Once someone has indulged in these innovations, he no longer knows what to believe, either the ancient doctrine or the new one, and faith becomes the belief of the moment, no longer that of the Gospel. There are as many creeds as there are opinions, as many diverse doctrines as personal fantasies.

We know all too well how many of these professions of faith have been devised since the Council of Nicea. They have reached the point of contesting even the essence of God Himself by ceaselessly adding one novelty after another, by disputing about authors and writings, by creating problems with things that everyone agreed upon, by condemning and anathematizing one another.

And where are the disciples of Jesus Christ? Virtually nowhere. We are swept here and there by all the winds of these competing doctrines. The ones preach to deceive, the others listen for their ruin. The faith we had yesterday is no longer that of today... Amid such uncertainties there is no more faith, not any more in works than in the heart.

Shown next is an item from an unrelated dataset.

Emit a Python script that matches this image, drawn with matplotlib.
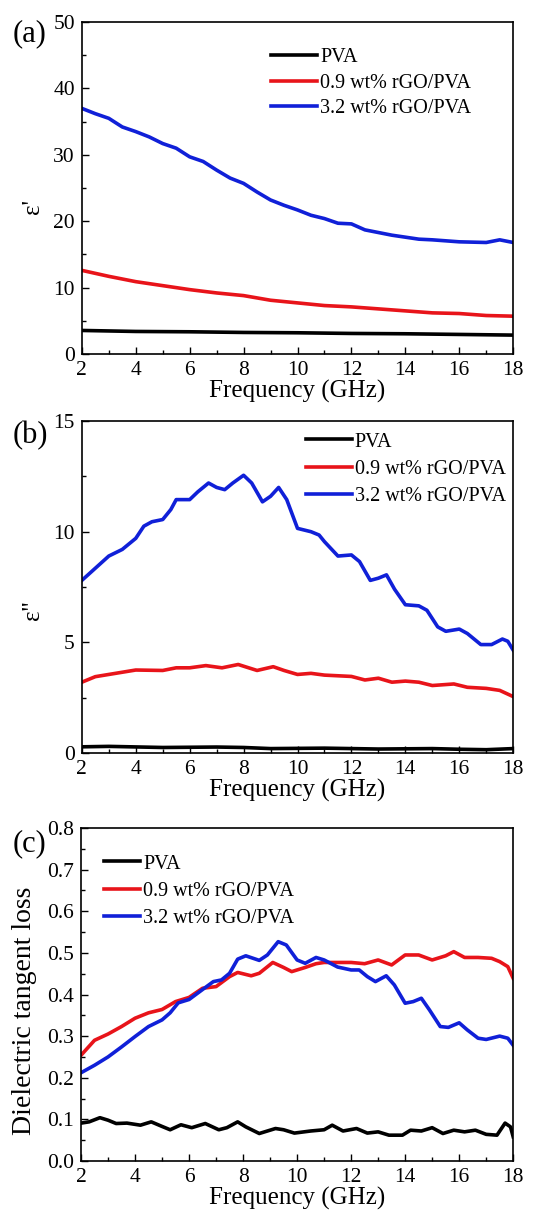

The hyper-Bergoglists should consider the history of Arianism for a historical context to what Bergoglio is doing to the Church. I have said it before and I say it again that Bergoglianism is far worse than Arianism or Lutheranism because this time, the de facto apostate-heretic happens to be the legitimate pope - who can, does and will continue to mobilize the bimillenary institutions and infrastructure of the Church of Christ to establish the church of Bergoglio even if he continues to feign he is doing what he does for the Roman Catholic Church. He is not - the questionable statements and actions by which he has alienated traditional orthodox Catholics are in fact against the Church and fundamentally anti-Catholic.